Throughout the centuries, the haunting lyrics of Eyt Shaarey Ratson became the Sephardi version of the Un’taneh Tokef—the poetic prayer on the theme of divine judgment without which, for Ashkenazim, the marking of the new year is impossible to imagine. It is tempting to speculate whether Rembrandt himself might have learned about the poem from the ex-Portuguese Jews among whom he lived in Amsterdam and for whom it represented the acme of their High Holy Day experience—and whether he might also have learned that the poet’s own son Samuel had become one of the most notorious apostates of the age, having converted to Islam and embarked on a career as a polemicist against Judaism.
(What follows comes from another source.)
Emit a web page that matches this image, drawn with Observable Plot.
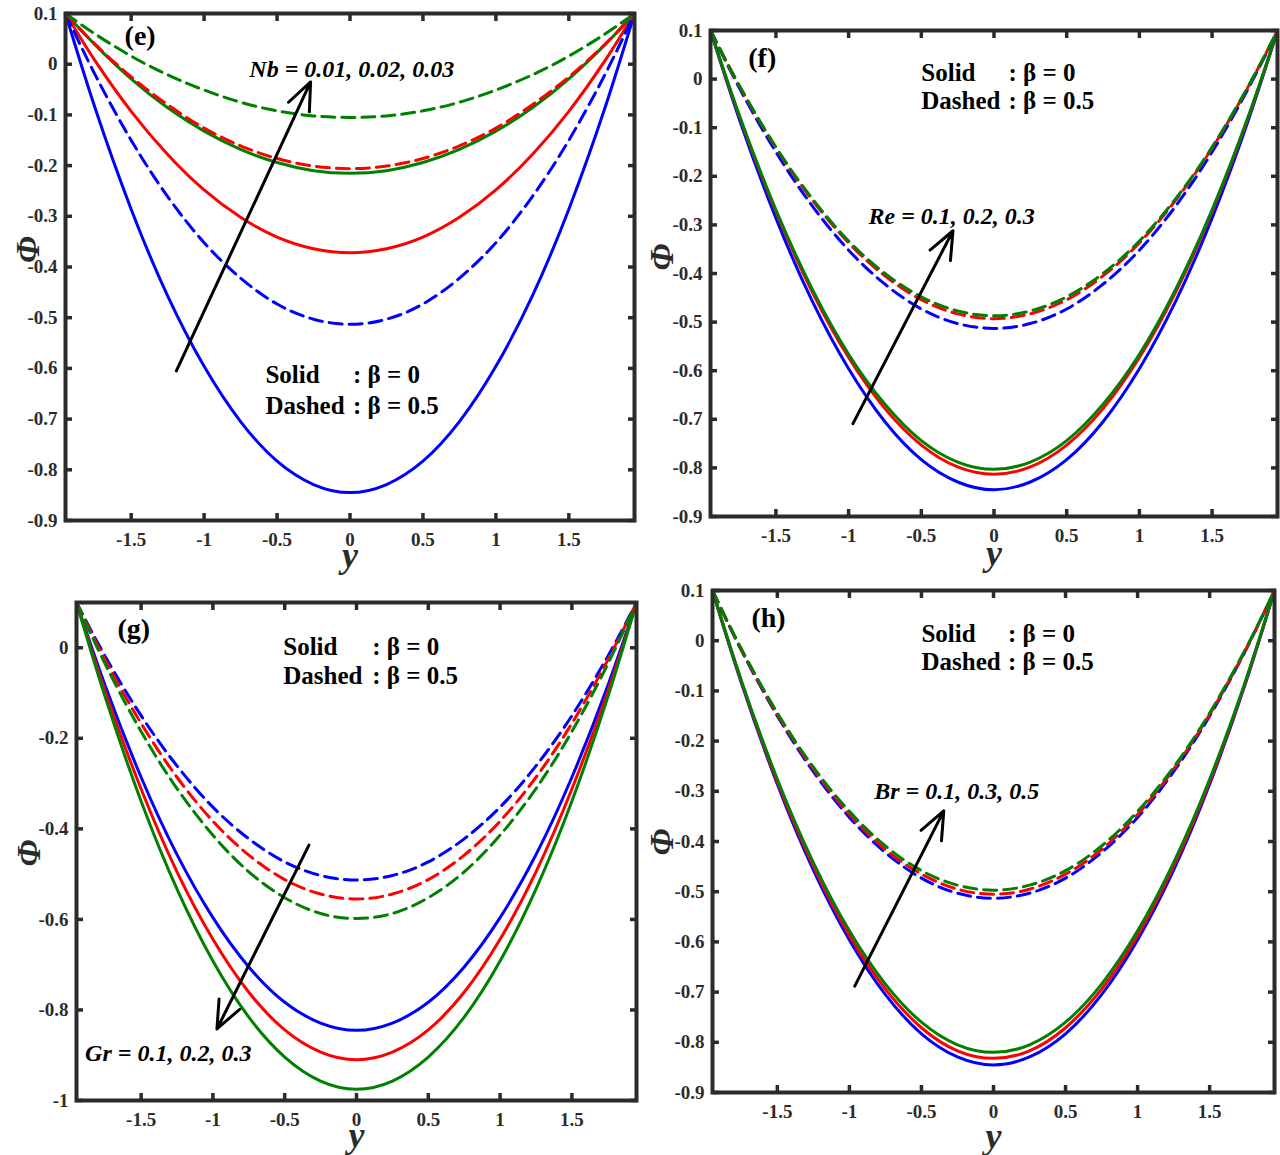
<!DOCTYPE html>
<html><head><meta charset="utf-8">
<script src="https://cdn.jsdelivr.net/npm/d3@7"></script>
<script src="https://cdn.jsdelivr.net/npm/@observablehq/plot@0.6"></script>
<style>
body{margin:0;background:#fff;}
#root{position:relative;width:1280px;height:1155px;background:#fff;overflow:hidden;}
.panel{position:absolute;}
.panel svg{overflow:visible;}
</style></head><body><div id="root"></div>
<script>
// channel coordinate y (horizontal axis)
const yGrid = [-1.95,-1.75,-1.5,-1.25,-1,-0.75,-0.5,-0.25,0,0.25,0.5,0.75,1,1.25,1.5,1.75,1.95];

// base case (blue), shared by all panels
const blueSolid  = [0.1,-0.084,-0.286,-0.457,-0.596,-0.705,-0.783,-0.829,-0.845,-0.829,-0.783,-0.705,-0.596,-0.457,-0.286,-0.084,0.1];
const blueDashed = [0.1,-0.019,-0.150,-0.261,-0.352,-0.422,-0.473,-0.503,-0.513,-0.503,-0.473,-0.422,-0.352,-0.261,-0.150,-0.019,0.1];

// (e) Nb = 0.02 (red), 0.03 (green)
const nbRedSolid    = [0.1,0.008,-0.093,-0.178,-0.248,-0.302,-0.341,-0.364,-0.372,-0.364,-0.341,-0.302,-0.248,-0.178,-0.093,0.008,0.1];
const nbRedDashed   = [0.1,0.040,-0.025,-0.080,-0.126,-0.161,-0.186,-0.201,-0.206,-0.201,-0.186,-0.161,-0.126,-0.080,-0.025,0.040,0.1];
const nbGreenSolid  = [0.1,0.039,-0.029,-0.086,-0.132,-0.168,-0.194,-0.210,-0.215,-0.210,-0.194,-0.168,-0.132,-0.086,-0.029,0.039,0.1];
const nbGreenDashed = [0.1,0.060,0.016,-0.021,-0.051,-0.075,-0.092,-0.102,-0.105,-0.102,-0.092,-0.075,-0.051,-0.021,0.016,0.060,0.1];

// (f) Re = 0.2 (red), 0.3 (green)
const reRedSolid    = [0.1,-0.078,-0.273,-0.438,-0.573,-0.678,-0.753,-0.798,-0.813,-0.798,-0.753,-0.678,-0.573,-0.438,-0.273,-0.078,0.1];
const reGreenSolid  = [0.1,-0.076,-0.269,-0.432,-0.566,-0.669,-0.744,-0.788,-0.803,-0.788,-0.744,-0.669,-0.566,-0.432,-0.269,-0.076,0.1];
const reRedDashed   = [0.1,-0.015,-0.142,-0.249,-0.337,-0.405,-0.454,-0.483,-0.493,-0.483,-0.454,-0.405,-0.337,-0.249,-0.142,-0.015,0.1];
const reGreenDashed = [0.1,-0.014,-0.140,-0.246,-0.333,-0.400,-0.448,-0.477,-0.487,-0.477,-0.448,-0.400,-0.333,-0.246,-0.140,-0.014,0.1];

// (g) Gr = 0.2 (red), 0.3 (green)
const grRedSolid    = [0.1,-0.097,-0.312,-0.495,-0.644,-0.761,-0.844,-0.893,-0.910,-0.893,-0.844,-0.761,-0.644,-0.495,-0.312,-0.097,0.1];
const grGreenSolid  = [0.1,-0.109,-0.339,-0.533,-0.692,-0.816,-0.904,-0.957,-0.975,-0.957,-0.904,-0.816,-0.692,-0.533,-0.339,-0.109,0.1];
const grRedDashed   = [0.1,-0.027,-0.167,-0.286,-0.383,-0.458,-0.512,-0.544,-0.555,-0.544,-0.512,-0.458,-0.383,-0.286,-0.167,-0.027,0.1];
const grGreenDashed = [0.1,-0.036,-0.185,-0.311,-0.414,-0.495,-0.552,-0.587,-0.598,-0.587,-0.552,-0.495,-0.414,-0.311,-0.185,-0.036,0.1];

// (h) Br = 0.3 (red), 0.5 (green)
const brRedSolid    = [0.1,-0.081,-0.281,-0.449,-0.587,-0.694,-0.771,-0.817,-0.832,-0.817,-0.771,-0.694,-0.587,-0.449,-0.281,-0.081,0.1];
const brGreenSolid  = [0.1,-0.079,-0.276,-0.442,-0.578,-0.684,-0.760,-0.805,-0.820,-0.805,-0.760,-0.684,-0.578,-0.442,-0.276,-0.079,0.1];
const brRedDashed   = [0.1,-0.018,-0.147,-0.256,-0.346,-0.416,-0.465,-0.495,-0.505,-0.495,-0.465,-0.416,-0.346,-0.256,-0.147,-0.018,0.1];
const brGreenDashed = [0.1,-0.016,-0.144,-0.252,-0.340,-0.409,-0.458,-0.487,-0.497,-0.487,-0.458,-0.409,-0.340,-0.252,-0.144,-0.016,0.1];

// tick labels
const xTicks = [-1.5,-1,-0.5,0,0.5,1,1.5];
const phiTicks = [0.1,0,-0.1,-0.2,-0.3,-0.4,-0.5,-0.6,-0.7,-0.8,-0.9];
const phiTicksG = [0,-0.2,-0.4,-0.6,-0.8,-1];

// texts
const panelLabels = ["(e)","(f)","(g)","(h)"];
const paramTexts = ["Nb = 0.01, 0.02, 0.03","Re = 0.1, 0.2, 0.3","Gr = 0.1, 0.2, 0.3","Br = 0.1, 0.3, 0.5"];
const legendWords = ["Solid","Dashed"];
const legendValues = [": β = 0",": β = 0.5"];

const BLUE="#0000ff", RED="#ff0000", GREEN="#008000", INK="#2b2b2b";
const FONT = "'Liberation Serif','Times New Roman',serif";

const panels = [
  {left:0,top:0,width:640,height:575,margin:[13,6,55,65],yDomain:[-0.9,0.1],yTicks:phiTicks,
   series:[[blueSolid,BLUE,0],[nbRedSolid,RED,0],[nbGreenSolid,GREEN,0],[blueDashed,BLUE,1],[nbRedDashed,RED,1],[nbGreenDashed,GREEN,1]],
   label:[-1.545,0.055], param:[-0.69,-0.010], legend:[-0.58,0.02,-0.614,-0.674], arrow:[-1.19,-0.605,-0.27,-0.035],
   phiOff:[-37,-4], yOff:46},
  {left:640,top:0,width:640,height:575,margin:[30,3,59,70],yDomain:[-0.9,0.1],yTicks:phiTicks,
   series:[[blueSolid,BLUE,0],[reRedSolid,RED,0],[reGreenSolid,GREEN,0],[blueDashed,BLUE,1],[reRedDashed,RED,1],[reGreenDashed,GREEN,1]],
   label:[-1.69,0.043], param:[-0.863,-0.283], legend:[-0.50,0.10,0.013,-0.045], arrow:[-0.97,-0.709,-0.282,-0.312],
   phiOff:[-48,-3], yOff:48},
  {left:0,top:575,width:640,height:580,margin:[27,4,55,76],yDomain:[-1,0.1],yTicks:phiTicksG,
   series:[[blueSolid,BLUE,0],[grRedSolid,RED,0],[grGreenSolid,GREEN,0],[blueDashed,BLUE,1],[grRedDashed,RED,1],[grGreenDashed,GREEN,1]],
   label:[-1.665,0.042], param:[-1.89,-0.896], legend:[-0.51,0.11,0.002,-0.062], arrow:[-0.331,-0.436,-0.972,-0.842],
   phiOff:[-47,15], yOff:46},
  {left:640,top:575,width:640,height:580,margin:[15,6,63,72],yDomain:[-0.9,0.1],yTicks:phiTicks,
   series:[[blueSolid,BLUE,0],[brRedSolid,RED,0],[brGreenSolid,GREEN,0],[blueDashed,BLUE,1],[brRedDashed,RED,1],[brGreenDashed,GREEN,1]],
   label:[-1.68,0.046], param:[-0.828,-0.30], legend:[-0.50,0.10,0.014,-0.043], arrow:[-0.963,-0.688,-0.345,-0.339],
   phiOff:[-50,14], yOff:55}
];

const root = document.getElementById("root");
panels.forEach((p, idx) => {
  const marks = [];
  for (const [vals, color, dashed] of p.series) {
    const rows = yGrid.map((y, i) => ({y, phi: vals[i]}));
    const opts = {x:"y", y:"phi", stroke:color, strokeWidth:3, curve:"natural"};
    if (dashed) opts.strokeDasharray = "13,7";
    marks.push(Plot.line(rows, opts));
  }
  const tickStyle = {stroke:INK, strokeWidth:3.5};
  const lab = {fontSize:19, fontWeight:"bold", fontFamily:FONT, fill:INK};
  marks.push(Plot.axisX({ticks:xTicks, anchor:"bottom", tickSize:-7, tickPadding:19, tickFormat:d=>String(d), label:null, ...tickStyle, ...lab}));
  marks.push(Plot.axisX({ticks:xTicks, anchor:"top", tickSize:-7, tickFormat:()=>"", label:null, ...tickStyle}));
  marks.push(Plot.axisY({ticks:p.yTicks, anchor:"left", tickSize:-7, tickPadding:15, tickFormat:d=>String(d), label:null, ...tickStyle, ...lab}));
  marks.push(Plot.axisY({ticks:p.yTicks, anchor:"right", tickSize:-7, tickFormat:()=>"", label:null, ...tickStyle}));
  marks.push(Plot.frame({stroke:INK, strokeWidth:4}));
  // arrow
  const a = p.arrow;
  marks.push(Plot.arrow([{x1:a[0],y1:a[1],x2:a[2],y2:a[3]}], {x1:"x1",y1:"y1",x2:"x2",y2:"y2",stroke:"black",strokeWidth:3,headLength:15,headAngle:45}));
  // texts
  marks.push(Plot.text([{x:p.label[0],y:p.label[1],t:panelLabels[idx]}], {x:"x",y:"y",text:"t",textAnchor:"start",fontSize:28,fontWeight:"bold",fontFamily:FONT,fill:"black"}));
  marks.push(Plot.text([{x:p.param[0],y:p.param[1],t:paramTexts[idx]}], {x:"x",y:"y",text:"t",textAnchor:"start",fontSize:24,fontWeight:"bold",fontStyle:"italic",fontFamily:FONT,fill:"black"}));
  const L = p.legend;
  marks.push(Plot.text([{x:L[0],y:L[2],t:legendWords[0]},{x:L[0],y:L[3],t:legendWords[1]}], {x:"x",y:"y",text:"t",textAnchor:"start",fontSize:25,fontWeight:"bold",fontFamily:FONT,fill:"black"}));
  marks.push(Plot.text([{x:L[1],y:L[2],t:legendValues[0]},{x:L[1],y:L[3],t:legendValues[1]}], {x:"x",y:"y",text:"t",textAnchor:"start",fontSize:25,fontWeight:"bold",fontFamily:FONT,fill:"black"}));
  // axis titles
  marks.push(Plot.text(["y"], {text:d=>d, frameAnchor:"bottom", dy:p.yOff, fontSize:36, fontWeight:"bold", fontStyle:"italic", fontFamily:FONT, fill:INK}));
  marks.push(Plot.text(["Φ"], {text:d=>d, frameAnchor:"left", dx:p.phiOff[0], dy:p.phiOff[1], rotate:-90, fontSize:34, fontWeight:"bold", fontStyle:"italic", fontFamily:FONT, fill:INK}));

  const svg = Plot.plot({
    width:p.width, height:p.height,
    marginTop:p.margin[0], marginRight:p.margin[1], marginBottom:p.margin[2], marginLeft:p.margin[3],
    x:{domain:[-1.95,1.95]},
    y:{domain:p.yDomain},
    style:{fontFamily:FONT, fontSize:"19px", fontWeight:"bold", color:INK, background:"transparent", overflow:"visible"},
    marks
  });
  const div = document.createElement("div");
  div.className = "panel";
  div.style.left = p.left + "px";
  div.style.top = p.top + "px";
  div.appendChild(svg);
  root.appendChild(div);
});
</script>
</body></html>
How much more wrenching does this render Eyt Shaarey Ratson, the work of a Jewish father whose own son has been spiritually lost about a father on the brink of losing everything whose son will be miraculously restored to him.

 

The Sephardic poem is a “version” of the Ashkenazi Unetana Tokef!

 

It is good to know that Ashkenazim always take priority over Sephardim in historical terms.

 

Sephardim must know their place!

 

But more than this, we see how Sephardim and Sephardic culture, central to the figure of Rembrandt, are not made an active part of the analysis of his Art.

 

While Amsterdam embodied the culture of the Sephardi exiles, today’s American Judaism, even in a putatively Sephardic Synagogue like Congregation Shearith Israel in New York, is culturally Ashkenazi, as only Ashkenazi culture and religious thought is valid in our assessment of Judaism and of Jewish history.

 

And so it is that even when a figure like Rembrandt is being discussed, all we get is more Ashkenazi Orthodoxy and no Sephardic Jewish Humanism.

 

We continue to see Ashkenazim and their Sephardi lackeys suppress our heritage and promote ideas and values that are antithetical to our historical identity.  This deleterious process has served to undermine the ideals of Convivencia and Sephardic cosmopolitanism as the ever-shrinking Jewish community is in the grip of authoritarianism which has silenced dissent and free speech.